Reproduce all of the data below without alteration; exclude every picture.

- Given records
★ ★ ★ ★ ★
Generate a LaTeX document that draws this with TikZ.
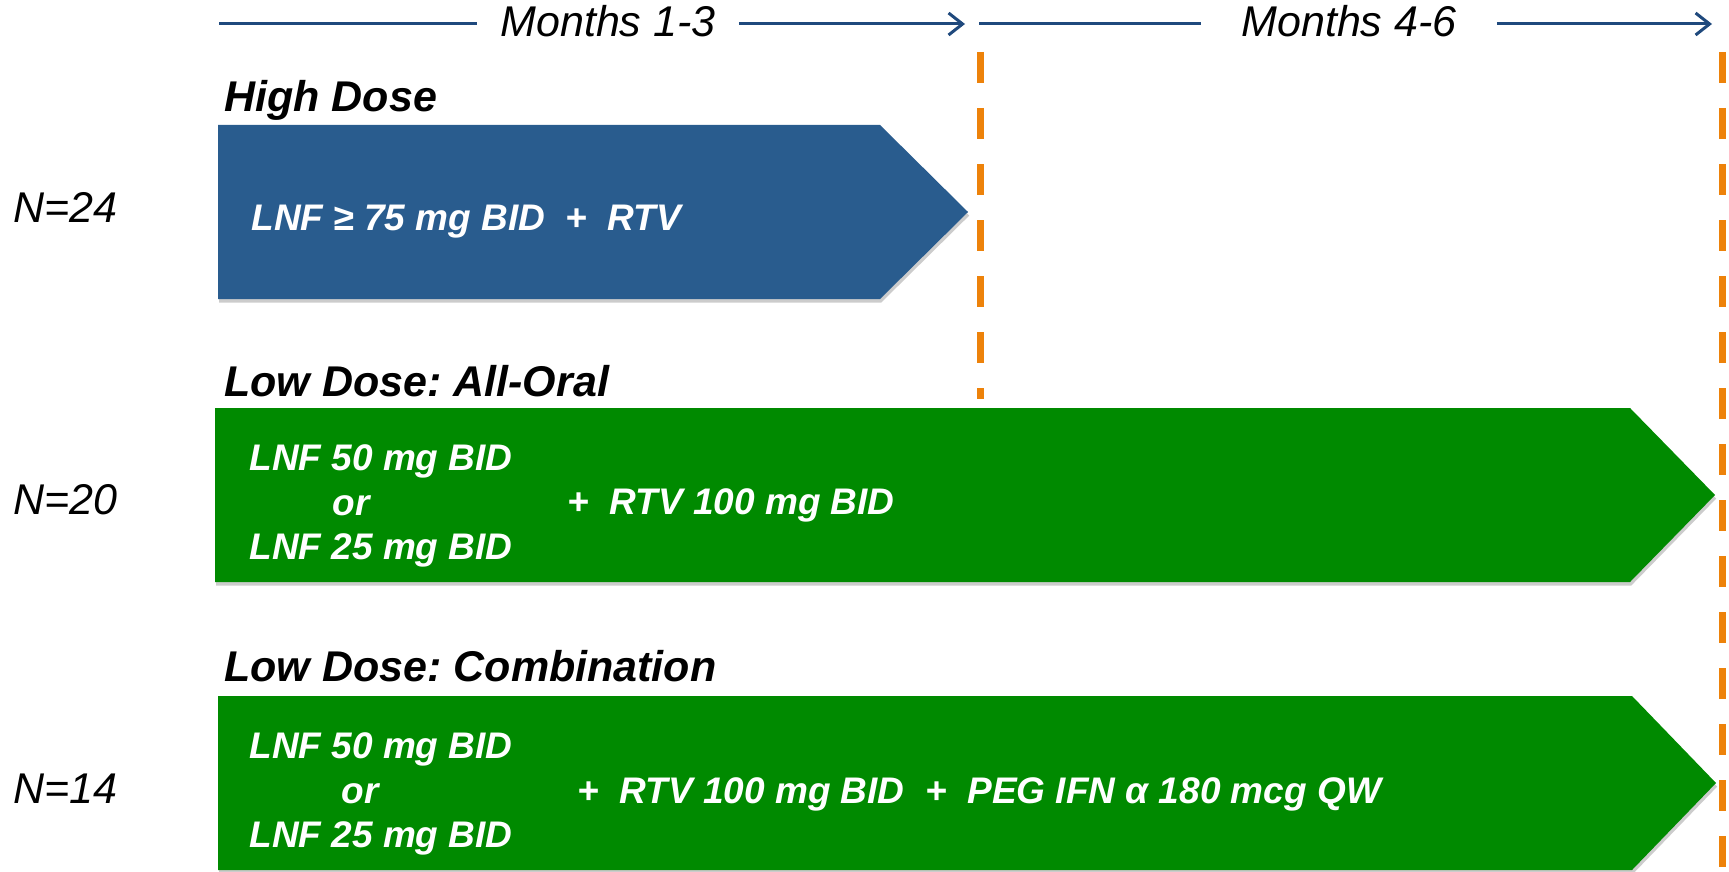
\documentclass[tikz,border=0pt]{standalone}
\usepackage{fontspec}
\setmainfont{Liberation Sans}
\usetikzlibrary{arrows.meta,shadows}
\definecolor{armblue}{RGB}{41,92,142}
\definecolor{armgreen}{RGB}{0,138,0}
\definecolor{axisblue}{RGB}{31,73,125}
\definecolor{markorange}{RGB}{237,130,10}
\frenchspacing

\begin{document}
\begin{tikzpicture}[x=0.5pt,y=-0.5pt,
  timeline/.style={draw=axisblue, line width=1.5pt},
  timearrow/.style={timeline, -{Straight Barb[length=7pt,width=11pt]}},
  boundary/.style={draw=markorange, line width=3.5pt, dash pattern=on 15.5pt off 12.5pt},
  arm/.style={drop shadow={opacity=0.4, shadow xshift=0.6pt, shadow yshift=-1.8pt}},
  txt/.style={anchor=west, inner sep=0pt, text height=0.716em, text depth=0pt, yshift=-2.8pt},
  period/.style={txt, anchor=center, font=\fontsize{21.5}{26}\selectfont\itshape},
  group/.style={txt, font=\fontsize{21.5}{26}\selectfont\bfseries\itshape},
  count/.style={txt, font=\fontsize{21.5}{26}\selectfont\itshape},
  dose/.style={txt, text=white, font=\fontsize{18.5}{22}\selectfont\bfseries\itshape},
]
\useasboundingbox (0,0) rectangle (1729,872);

% treatment arms
\path[arm, fill=armblue]  (218,125) -- (880,125) -- (968,212) -- (880,299) -- (218,299) -- cycle;
\path[arm, fill=armgreen] (215,408) -- (1630,408) -- (1715,495) -- (1630,582) -- (215,582) -- cycle;
\path[arm, fill=armgreen] (218,696) -- (1632,696) -- (1716,783) -- (1632,870) -- (218,870) -- cycle;

% end-of-period markers
\draw[boundary] (980,52) -- (980,399);
\draw[boundary] (1722,52) -- (1722,872);

% time axis
\coordinate (t0) at (219,24);
\coordinate (t1) at (965,24);
\coordinate (t2) at (979,24);
\coordinate (t3) at (1712,24);
\node[period, inner xsep=11.5pt] (m1) at (608,24) {Months 1-3};
\node[period, inner xsep=20pt] (m2) at (1349,24) {Months 4-6};
\draw[timeline]  (t0) -- (t0 -| m1.west);
\draw[timearrow] (t1 -| m1.east) -- (t1);
\draw[timeline]  (t2) -- (t2 -| m2.west);
\draw[timearrow] (t3 -| m2.east) -- (t3);

% arm titles
\node[group] (g1) at (224,99)  {High Dose};
\node[group] (g2) at (224,384) {Low Dose: All-Oral};
\node[group] (g3) at (224,669) {Low Dose: Combination};

% sample sizes
\node[count] (n1) at (13,210) {N=24};
\node[count] (n2) at (13,502) {N=20};
\node[count] (n3) at (13,791) {N=14};

% regimens
\node[dose] (d1) at (251,218) {LNF ≥ 75 mg BID\ \ +\ \ RTV};

\node[dose] (d2a) at (249,458) {LNF 50 mg BID};
\node[dose] (d2b) at (332,503) {or};
\node[dose] (d2c) at (249,547) {LNF 25 mg BID};
\node[dose] (d2d) at (567,502) {+\ \ RTV 100 mg BID};

\node[dose] (d3a) at (249,746) {LNF 50 mg BID};
\node[dose] (d3b) at (341,791) {or};
\node[dose] (d3c) at (249,835) {LNF 25 mg BID};
\node[dose] (d3d) at (577,791) {+\ \ RTV 100 mg BID\ \ +\ \ PEG IFN α 180 mcg QW};
\end{tikzpicture}
\end{document}
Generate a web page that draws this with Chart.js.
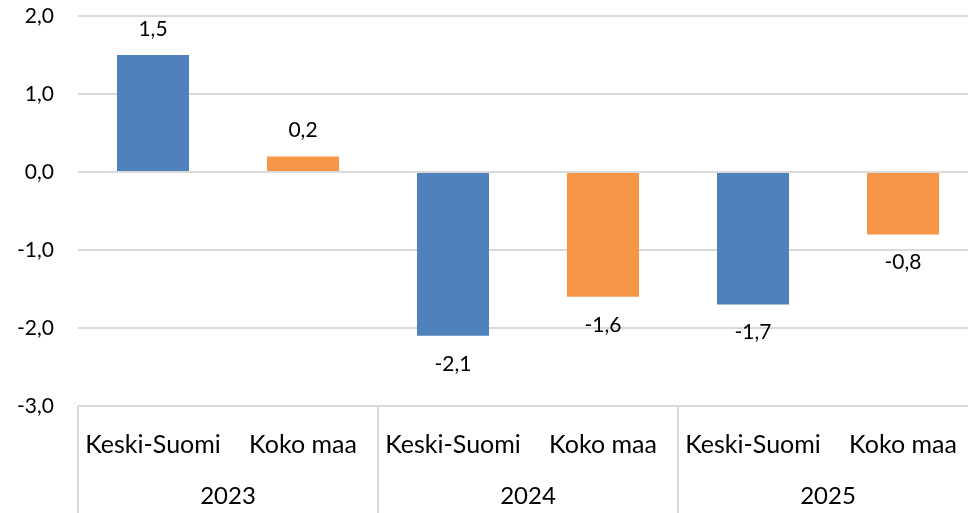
<!DOCTYPE html>
<html>
<head>
<meta charset="utf-8">
<script src="https://cdn.jsdelivr.net/npm/chart.js@4.4.1/dist/chart.umd.min.js"></script>
<style>
  html, body { margin: 0; padding: 0; background: #fff; overflow: hidden; }
  #wrap { width: 978px; height: 513px; }
</style>
</head>
<body>
<div id="wrap"><canvas id="chart" width="978" height="513"></canvas></div>
<script>
const categories = ["Keski-Suomi", "Koko maa", "Keski-Suomi", "Koko maa", "Keski-Suomi", "Koko maa"]
const years = ["2023", "2024", "2025"]
const values = [1.5, 0.2, -2.1, -1.6, -1.7, -0.8]
const barColors = ["#4F81BD", "#F79646", "#4F81BD", "#F79646", "#4F81BD", "#F79646"]

const FONT = "Lato, 'Open Sans', sans-serif"
const NUM_SIZE = 21
const CAT_SIZE = 25
const YEAR_SIZE = 24
const fmt = v => v.toFixed(1).replace(".", ",").replace("-0,0", "0,0")

// arvot pylväiden päälle / alle
const valueLabels = {
  id: "valueLabels",
  afterDatasetsDraw(chart) {
    const ctx = chart.ctx
    const meta = chart.getDatasetMeta(0)
    ctx.save()
    ctx.font = NUM_SIZE + "px " + FONT
    ctx.fillStyle = "#000"
    ctx.textAlign = "center"
    ctx.textBaseline = "middle"
    meta.data.forEach((bar, i) => {
      const v = values[i]
      const y = v >= 0 ? bar.y - 26 : bar.y + 28
      ctx.fillText(fmt(v), bar.x, y)
    })
    ctx.restore()
  }
}

// vuosirivi ja erottimet
const yearAxis = {
  id: "yearAxis",
  afterDraw(chart) {
    const ctx = chart.ctx
    const x = chart.scales.x
    const step = x.getPixelForValue(1) - x.getPixelForValue(0)
    const top = chart.chartArea.bottom
    ctx.save()
    ctx.strokeStyle = "#D9D9D9"
    ctx.lineWidth = 2
    for (let g = 0; g <= years.length; g++) {
      const px = x.getPixelForValue(g * 2) - step / 2
      ctx.beginPath()
      ctx.moveTo(px, top)
      ctx.lineTo(px, chart.height)
      ctx.stroke()
    }
    ctx.font = YEAR_SIZE + "px " + FONT
    ctx.fillStyle = "#000"
    ctx.textAlign = "center"
    ctx.textBaseline = "middle"
    years.forEach((yr, g) => {
      const cx = (x.getPixelForValue(g * 2) + x.getPixelForValue(g * 2 + 1)) / 2
      ctx.fillText(yr, cx, 496)
    })
    ctx.restore()
  }
}

new Chart(document.getElementById("chart"), {
  type: "bar",
  data: {
    labels: categories,
    datasets: [{
      data: values,
      backgroundColor: barColors,
      barPercentage: 0.48,
      categoryPercentage: 1.0
    }]
  },
  options: {
    responsive: false,
    animation: false,
    layout: { padding: { top: 16, left: 0, right: 0, bottom: 0 } },
    plugins: {
      legend: { display: false },
      tooltip: { enabled: false }
    },
    scales: {
      y: {
        min: -3,
        max: 2,
        ticks: {
          stepSize: 1,
          color: "#000",
          font: { family: FONT, size: NUM_SIZE },
          padding: 24,
          callback: v => fmt(v)
        },
        grid: { color: "#D9D9D9", lineWidth: 2, drawTicks: false },
        border: { display: false },
        afterFit(s) {
          s.width = 78
          s.paddingTop = 0
          s.paddingBottom = 0
        }
      },
      x: {
        ticks: {
          color: "#000",
          font: { family: FONT, size: CAT_SIZE },
          padding: 16,
          maxRotation: 0,
          autoSkip: false
        },
        grid: { display: false },
        border: { display: false },
        afterFit(s) {
          s.height = 107
          s.paddingLeft = 0
          s.paddingRight = 0
        }
      }
    }
  },
  plugins: [valueLabels, yearAxis]
})
</script>
</body>
</html>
★ ★ ★ ★ ★
- Final result
Generate a LaTeX document that draws this with TikZ.
\documentclass[tikz,border=0pt]{standalone}
\usepackage{fontspec}
\setmainfont{Liberation Sans}
\usetikzlibrary{arrows.meta,shadows}
\definecolor{armblue}{RGB}{41,92,142}
\definecolor{armgreen}{RGB}{0,138,0}
\definecolor{axisblue}{RGB}{31,73,125}
\definecolor{markorange}{RGB}{237,130,10}
\frenchspacing

\begin{document}
\begin{tikzpicture}[x=0.5pt,y=-0.5pt,
  timeline/.style={draw=axisblue, line width=1.5pt},
  timearrow/.style={timeline, -{Straight Barb[length=7pt,width=11pt]}},
  boundary/.style={draw=markorange, line width=3.5pt, dash pattern=on 15.5pt off 12.5pt},
  arm/.style={drop shadow={opacity=0.4, shadow xshift=0.6pt, shadow yshift=-1.8pt}},
  txt/.style={anchor=west, inner sep=0pt, text height=0.716em, text depth=0pt, yshift=-2.8pt},
  period/.style={txt, anchor=center, font=\fontsize{21.5}{26}\selectfont\itshape},
  group/.style={txt, font=\fontsize{21.5}{26}\selectfont\bfseries\itshape},
  count/.style={txt, font=\fontsize{21.5}{26}\selectfont\itshape},
  dose/.style={txt, text=white, font=\fontsize{18.5}{22}\selectfont\bfseries\itshape},
]
\useasboundingbox (0,0) rectangle (1729,872);

% treatment arms
\path[arm, fill=armblue]  (218,125) -- (880,125) -- (968,212) -- (880,299) -- (218,299) -- cycle;
\path[arm, fill=armgreen] (215,408) -- (1630,408) -- (1715,495) -- (1630,582) -- (215,582) -- cycle;
\path[arm, fill=armgreen] (218,696) -- (1632,696) -- (1716,783) -- (1632,870) -- (218,870) -- cycle;

% end-of-period markers
\draw[boundary] (980,52) -- (980,399);
\draw[boundary] (1722,52) -- (1722,872);

% time axis
\coordinate (t0) at (219,24);
\coordinate (t1) at (965,24);
\coordinate (t2) at (979,24);
\coordinate (t3) at (1712,24);
\node[period, inner xsep=11.5pt] (m1) at (608,24) {Months 1-3};
\node[period, inner xsep=20pt] (m2) at (1349,24) {Months 4-6};
\draw[timeline]  (t0) -- (t0 -| m1.west);
\draw[timearrow] (t1 -| m1.east) -- (t1);
\draw[timeline]  (t2) -- (t2 -| m2.west);
\draw[timearrow] (t3 -| m2.east) -- (t3);

% arm titles
\node[group] (g1) at (224,99)  {High Dose};
\node[group] (g2) at (224,384) {Low Dose: All-Oral};
\node[group] (g3) at (224,669) {Low Dose: Combination};

% sample sizes
\node[count] (n1) at (13,210) {N=24};
\node[count] (n2) at (13,502) {N=20};
\node[count] (n3) at (13,791) {N=14};

% regimens
\node[dose] (d1) at (251,218) {LNF ≥ 75 mg BID\ \ +\ \ RTV};

\node[dose] (d2a) at (249,458) {LNF 50 mg BID};
\node[dose] (d2b) at (332,503) {or};
\node[dose] (d2c) at (249,547) {LNF 25 mg BID};
\node[dose] (d2d) at (567,502) {+\ \ RTV 100 mg BID};

\node[dose] (d3a) at (249,746) {LNF 50 mg BID};
\node[dose] (d3b) at (341,791) {or};
\node[dose] (d3c) at (249,835) {LNF 25 mg BID};
\node[dose] (d3d) at (577,791) {+\ \ RTV 100 mg BID\ \ +\ \ PEG IFN α 180 mcg QW};
\end{tikzpicture}
\end{document}
Generate a web page that draws this with Chart.js.
<!DOCTYPE html>
<html>
<head>
<meta charset="utf-8">
<script src="https://cdn.jsdelivr.net/npm/chart.js@4.4.1/dist/chart.umd.min.js"></script>
<style>
  html, body { margin: 0; padding: 0; background: #fff; overflow: hidden; }
  #wrap { width: 978px; height: 513px; }
</style>
</head>
<body>
<div id="wrap"><canvas id="chart" width="978" height="513"></canvas></div>
<script>
const categories = ["Keski-Suomi", "Koko maa", "Keski-Suomi", "Koko maa", "Keski-Suomi", "Koko maa"]
const years = ["2023", "2024", "2025"]
const values = [1.5, 0.2, -2.1, -1.6, -1.7, -0.8]
const barColors = ["#4F81BD", "#F79646", "#4F81BD", "#F79646", "#4F81BD", "#F79646"]

const FONT = "Lato, 'Open Sans', sans-serif"
const NUM_SIZE = 21
const CAT_SIZE = 25
const YEAR_SIZE = 24
const fmt = v => v.toFixed(1).replace(".", ",").replace("-0,0", "0,0")

// arvot pylväiden päälle / alle
const valueLabels = {
  id: "valueLabels",
  afterDatasetsDraw(chart) {
    const ctx = chart.ctx
    const meta = chart.getDatasetMeta(0)
    ctx.save()
    ctx.font = NUM_SIZE + "px " + FONT
    ctx.fillStyle = "#000"
    ctx.textAlign = "center"
    ctx.textBaseline = "middle"
    meta.data.forEach((bar, i) => {
      const v = values[i]
      const y = v >= 0 ? bar.y - 26 : bar.y + 28
      ctx.fillText(fmt(v), bar.x, y)
    })
    ctx.restore()
  }
}

// vuosirivi ja erottimet
const yearAxis = {
  id: "yearAxis",
  afterDraw(chart) {
    const ctx = chart.ctx
    const x = chart.scales.x
    const step = x.getPixelForValue(1) - x.getPixelForValue(0)
    const top = chart.chartArea.bottom
    ctx.save()
    ctx.strokeStyle = "#D9D9D9"
    ctx.lineWidth = 2
    for (let g = 0; g <= years.length; g++) {
      const px = x.getPixelForValue(g * 2) - step / 2
      ctx.beginPath()
      ctx.moveTo(px, top)
      ctx.lineTo(px, chart.height)
      ctx.stroke()
    }
    ctx.font = YEAR_SIZE + "px " + FONT
    ctx.fillStyle = "#000"
    ctx.textAlign = "center"
    ctx.textBaseline = "middle"
    years.forEach((yr, g) => {
      const cx = (x.getPixelForValue(g * 2) + x.getPixelForValue(g * 2 + 1)) / 2
      ctx.fillText(yr, cx, 496)
    })
    ctx.restore()
  }
}

new Chart(document.getElementById("chart"), {
  type: "bar",
  data: {
    labels: categories,
    datasets: [{
      data: values,
      backgroundColor: barColors,
      barPercentage: 0.48,
      categoryPercentage: 1.0
    }]
  },
  options: {
    responsive: false,
    animation: false,
    layout: { padding: { top: 16, left: 0, right: 0, bottom: 0 } },
    plugins: {
      legend: { display: false },
      tooltip: { enabled: false }
    },
    scales: {
      y: {
        min: -3,
        max: 2,
        ticks: {
          stepSize: 1,
          color: "#000",
          font: { family: FONT, size: NUM_SIZE },
          padding: 24,
          callback: v => fmt(v)
        },
        grid: { color: "#D9D9D9", lineWidth: 2, drawTicks: false },
        border: { display: false },
        afterFit(s) {
          s.width = 78
          s.paddingTop = 0
          s.paddingBottom = 0
        }
      },
      x: {
        ticks: {
          color: "#000",
          font: { family: FONT, size: CAT_SIZE },
          padding: 16,
          maxRotation: 0,
          autoSkip: false
        },
        grid: { display: false },
        border: { display: false },
        afterFit(s) {
          s.height = 107
          s.paddingLeft = 0
          s.paddingRight = 0
        }
      }
    }
  },
  plugins: [valueLabels, yearAxis]
})
</script>
</body>
</html>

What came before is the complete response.